Un oiseau vient se poser sur la branche.
On essaye de le prendre en photo.
À peine a-t-on saisi l'objectif, que la coquine créature s’est envolée.
Et l'on réalise que l'on a raté à la fois la photo, et le plaisir d’observer la mignonne chose sur la branche.
Dans un concert de Stevie Wonder, des milliers de spectateurs sont boulonnés à leurs sièges.
Attendant l’apparition de la star …
L'arène est en ébullition...
L'atmosphère survoltée…
Et voilà que le moment tant attendu arrive.
La légende entre en scène et, sans préambules, attaque ‘My Chérie Amor’.
Des milliers de spectateurs brandissent leurs portables et saisissent la scène à travers un petit écran, aussi grand que la paume de leur main. Dans l'intention d'immortaliser le moment ...
Stevie est ici à quelques mètres d'eux, en chair et en os, se dandinant la tête, mais eux le regardent à travers leurs portables au lieu d’ouvrir grands les yeux, et de dilater leurs oreilles ...
La caméra s'est transformée en un parasite qui s'insère entre la vie et nous. Elle brouille les beaux moments, elle nous transforme en voyeurs. Les gens veulent tout prendre en photo. Ne rien laisser échapper.
Du temps de nos aïeux, ceci n’était pas possible.
Photographier une jolie scène ruine souvent le plaisir de la ressentir. On devient archiviste au lieu de vivre le moment.
Durant les années 80, à Paris, j’étais toujours ébahi par ces touristes japonais, Nikon en bandoulière, qui s'échangeaient inlassablement des photos dans la rue. Mêmes poses et mêmes sourires béats à tous les coins. Des milliers de photos sans intérêt, allant droit aux oubliettes.
Des moments-photos à la place de moments de vie …
Il est tout à fait normal et sain qu’on veuille immortaliser les premiers pas d’un bébé, ou ses premiers balbutiements, pour pouvoir s'en émerveiller plus tard.
Il est tout à fait normal de filmer l'inauguration de la Tour Eiffel, ou de se poser pour la photo en haut de la muraille de Chine.
Mais une photo sur l’autoroute devant le MacDo, quel moment inoubliable !

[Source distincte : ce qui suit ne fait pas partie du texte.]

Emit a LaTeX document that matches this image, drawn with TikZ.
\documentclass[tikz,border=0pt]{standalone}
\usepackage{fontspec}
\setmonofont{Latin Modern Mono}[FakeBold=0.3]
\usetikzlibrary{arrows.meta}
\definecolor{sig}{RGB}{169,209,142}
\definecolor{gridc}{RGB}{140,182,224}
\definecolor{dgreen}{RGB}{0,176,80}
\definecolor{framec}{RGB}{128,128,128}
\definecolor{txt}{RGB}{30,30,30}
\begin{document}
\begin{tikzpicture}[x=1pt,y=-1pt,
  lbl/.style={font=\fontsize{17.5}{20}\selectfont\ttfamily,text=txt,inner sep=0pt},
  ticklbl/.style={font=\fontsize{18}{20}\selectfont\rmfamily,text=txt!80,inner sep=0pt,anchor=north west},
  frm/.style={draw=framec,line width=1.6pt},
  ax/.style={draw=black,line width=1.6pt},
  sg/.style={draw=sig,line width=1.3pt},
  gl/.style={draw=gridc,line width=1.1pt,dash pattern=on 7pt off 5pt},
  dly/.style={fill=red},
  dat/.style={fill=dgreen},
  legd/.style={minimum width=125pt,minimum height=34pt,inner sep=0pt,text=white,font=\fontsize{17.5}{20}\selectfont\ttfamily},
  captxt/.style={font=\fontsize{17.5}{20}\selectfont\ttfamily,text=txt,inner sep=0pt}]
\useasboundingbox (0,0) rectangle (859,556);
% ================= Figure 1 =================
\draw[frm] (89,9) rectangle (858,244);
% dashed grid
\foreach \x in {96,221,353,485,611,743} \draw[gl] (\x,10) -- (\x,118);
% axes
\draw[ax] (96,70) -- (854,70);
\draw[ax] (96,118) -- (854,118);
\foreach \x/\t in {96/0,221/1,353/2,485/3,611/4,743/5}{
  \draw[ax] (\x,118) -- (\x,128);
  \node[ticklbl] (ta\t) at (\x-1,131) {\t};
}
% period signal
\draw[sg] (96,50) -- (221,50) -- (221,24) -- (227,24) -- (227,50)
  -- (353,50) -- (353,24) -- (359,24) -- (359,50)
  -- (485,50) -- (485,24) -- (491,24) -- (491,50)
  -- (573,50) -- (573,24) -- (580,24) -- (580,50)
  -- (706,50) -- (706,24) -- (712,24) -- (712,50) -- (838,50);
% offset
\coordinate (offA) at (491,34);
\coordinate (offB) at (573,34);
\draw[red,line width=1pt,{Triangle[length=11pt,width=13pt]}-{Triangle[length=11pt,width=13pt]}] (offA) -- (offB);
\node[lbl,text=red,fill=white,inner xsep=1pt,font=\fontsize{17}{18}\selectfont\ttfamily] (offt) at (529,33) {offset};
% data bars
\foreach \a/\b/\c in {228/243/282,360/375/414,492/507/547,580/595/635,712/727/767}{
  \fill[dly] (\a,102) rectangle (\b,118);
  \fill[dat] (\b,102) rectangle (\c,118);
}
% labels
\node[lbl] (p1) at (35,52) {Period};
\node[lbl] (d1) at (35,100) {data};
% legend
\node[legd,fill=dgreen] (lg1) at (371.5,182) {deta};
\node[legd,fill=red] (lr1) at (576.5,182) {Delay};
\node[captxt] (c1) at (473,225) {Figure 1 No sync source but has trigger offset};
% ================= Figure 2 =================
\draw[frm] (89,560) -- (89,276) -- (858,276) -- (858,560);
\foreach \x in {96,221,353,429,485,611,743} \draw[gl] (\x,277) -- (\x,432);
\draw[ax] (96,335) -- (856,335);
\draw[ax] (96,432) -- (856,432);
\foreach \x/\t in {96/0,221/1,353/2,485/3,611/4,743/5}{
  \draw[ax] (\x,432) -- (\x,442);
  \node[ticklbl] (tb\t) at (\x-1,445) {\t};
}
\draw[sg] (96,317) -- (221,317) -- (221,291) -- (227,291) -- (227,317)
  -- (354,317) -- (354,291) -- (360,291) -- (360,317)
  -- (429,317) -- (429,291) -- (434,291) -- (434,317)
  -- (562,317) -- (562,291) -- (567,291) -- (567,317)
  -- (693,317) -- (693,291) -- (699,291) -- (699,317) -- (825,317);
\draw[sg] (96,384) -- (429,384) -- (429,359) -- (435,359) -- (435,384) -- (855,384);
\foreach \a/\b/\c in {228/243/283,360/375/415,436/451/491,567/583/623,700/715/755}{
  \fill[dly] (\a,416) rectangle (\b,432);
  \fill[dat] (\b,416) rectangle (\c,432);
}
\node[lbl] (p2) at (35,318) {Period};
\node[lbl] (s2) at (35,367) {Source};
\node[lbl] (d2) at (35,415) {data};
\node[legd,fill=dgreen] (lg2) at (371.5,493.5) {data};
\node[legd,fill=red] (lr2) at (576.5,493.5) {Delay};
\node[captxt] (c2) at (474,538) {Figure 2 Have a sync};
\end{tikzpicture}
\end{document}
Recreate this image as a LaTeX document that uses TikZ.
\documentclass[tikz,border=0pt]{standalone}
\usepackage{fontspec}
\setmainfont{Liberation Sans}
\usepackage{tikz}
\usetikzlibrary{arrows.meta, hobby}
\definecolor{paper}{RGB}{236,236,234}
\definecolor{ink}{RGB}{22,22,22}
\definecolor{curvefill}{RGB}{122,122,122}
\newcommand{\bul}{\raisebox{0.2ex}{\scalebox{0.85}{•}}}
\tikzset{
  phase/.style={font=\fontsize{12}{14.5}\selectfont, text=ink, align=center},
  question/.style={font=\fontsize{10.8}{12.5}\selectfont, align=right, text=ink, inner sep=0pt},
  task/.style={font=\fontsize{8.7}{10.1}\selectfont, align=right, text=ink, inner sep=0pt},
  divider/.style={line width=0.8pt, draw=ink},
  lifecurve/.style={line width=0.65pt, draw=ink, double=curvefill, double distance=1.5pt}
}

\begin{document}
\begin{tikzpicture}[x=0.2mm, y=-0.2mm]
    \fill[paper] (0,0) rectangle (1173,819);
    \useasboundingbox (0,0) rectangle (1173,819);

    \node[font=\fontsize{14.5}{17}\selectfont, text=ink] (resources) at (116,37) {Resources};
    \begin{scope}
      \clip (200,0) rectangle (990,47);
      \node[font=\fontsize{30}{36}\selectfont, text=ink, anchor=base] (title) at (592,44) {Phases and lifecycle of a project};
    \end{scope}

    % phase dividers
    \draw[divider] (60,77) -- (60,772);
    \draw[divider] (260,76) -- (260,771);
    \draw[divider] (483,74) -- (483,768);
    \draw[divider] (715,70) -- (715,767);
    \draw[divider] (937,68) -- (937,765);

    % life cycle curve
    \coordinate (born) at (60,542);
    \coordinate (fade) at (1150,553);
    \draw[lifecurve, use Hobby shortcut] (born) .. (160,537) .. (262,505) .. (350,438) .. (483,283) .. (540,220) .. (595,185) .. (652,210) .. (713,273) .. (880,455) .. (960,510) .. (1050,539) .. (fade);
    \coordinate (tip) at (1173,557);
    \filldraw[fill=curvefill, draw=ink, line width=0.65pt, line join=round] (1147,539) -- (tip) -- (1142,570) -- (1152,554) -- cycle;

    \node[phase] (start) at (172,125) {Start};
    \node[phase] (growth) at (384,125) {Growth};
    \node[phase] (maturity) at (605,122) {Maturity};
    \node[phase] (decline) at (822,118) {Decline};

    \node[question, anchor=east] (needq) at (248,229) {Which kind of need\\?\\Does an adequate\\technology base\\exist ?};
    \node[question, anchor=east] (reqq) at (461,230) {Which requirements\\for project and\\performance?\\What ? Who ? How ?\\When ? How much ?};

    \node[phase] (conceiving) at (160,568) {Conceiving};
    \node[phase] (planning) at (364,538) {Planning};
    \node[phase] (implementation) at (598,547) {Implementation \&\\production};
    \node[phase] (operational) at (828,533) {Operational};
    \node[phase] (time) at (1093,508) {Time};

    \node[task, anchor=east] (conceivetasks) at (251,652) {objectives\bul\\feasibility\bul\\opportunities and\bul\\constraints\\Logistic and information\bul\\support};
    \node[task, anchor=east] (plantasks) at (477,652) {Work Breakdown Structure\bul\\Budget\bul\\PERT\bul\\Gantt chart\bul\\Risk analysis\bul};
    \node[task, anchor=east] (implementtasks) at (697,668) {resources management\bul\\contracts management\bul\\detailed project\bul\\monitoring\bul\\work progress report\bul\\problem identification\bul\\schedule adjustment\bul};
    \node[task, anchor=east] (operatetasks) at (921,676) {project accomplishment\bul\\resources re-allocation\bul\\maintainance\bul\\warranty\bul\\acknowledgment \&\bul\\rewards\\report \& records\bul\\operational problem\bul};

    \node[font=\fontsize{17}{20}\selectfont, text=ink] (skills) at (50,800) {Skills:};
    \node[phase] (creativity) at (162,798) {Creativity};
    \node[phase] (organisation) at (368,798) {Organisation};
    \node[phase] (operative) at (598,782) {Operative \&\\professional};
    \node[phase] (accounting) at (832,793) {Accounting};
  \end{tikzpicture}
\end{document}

Vouloir partager le moment est légitime, mais le passage du partage à l’exhibitionnisme, ne tient qu'à un fil.
La nouvelle maladie d'aujourd'hui s’appelle le 'Insta'.
Un fléau mortel sur le thème ‘regarde-cette-photo-de-rêve’, ‘regarde-ce-que-je-vis’, 'regarde comme c'est beau !', ‘regarde combien je suis heureux !’
Insta, c’est le championnat du monde des photos qui remplacent la vie. On passe son temps à créer des 'souvenirs' de moments qui n’ont pas authentiquement eu lieu. D'une part ça pullule de gourous qui pondent des photos à longueur de journée, les 'influencers' comme on les appelle, et de l'autre des voyeurs, que l'on appelle les 'followers'.
En une minute d’Insta, on est capable de parcourir des images qu’il faudrait une vie entière pour vivre.
Dans le confort d'un fauteuil, on grignote des popcorns en parcourant les prairies du Machu Picchu en 3 secondes, puis on s'approche d’un rhinocéros pour 6 secondes, ensuite on s'assoit sur une plage de Thaïlande aux fins fonds de la terre pour 2 secondes et 3 dixièmes, et on contemple les géants monticules ovoïdes qui surgissent de la mer en face de la plage.
Instagram a vidé la beauté de ses mystères.
C’est le fast food des beaux moments.
Le hot-dog de la poésie.
Vaut mieux arrêter de capturer tous ces moments, car on les survole seulement au lieu d’y atterrir.
Alors que faire lorsqu’un beau moment arrive ?
Ben on garde simplement les mains dans nos poches.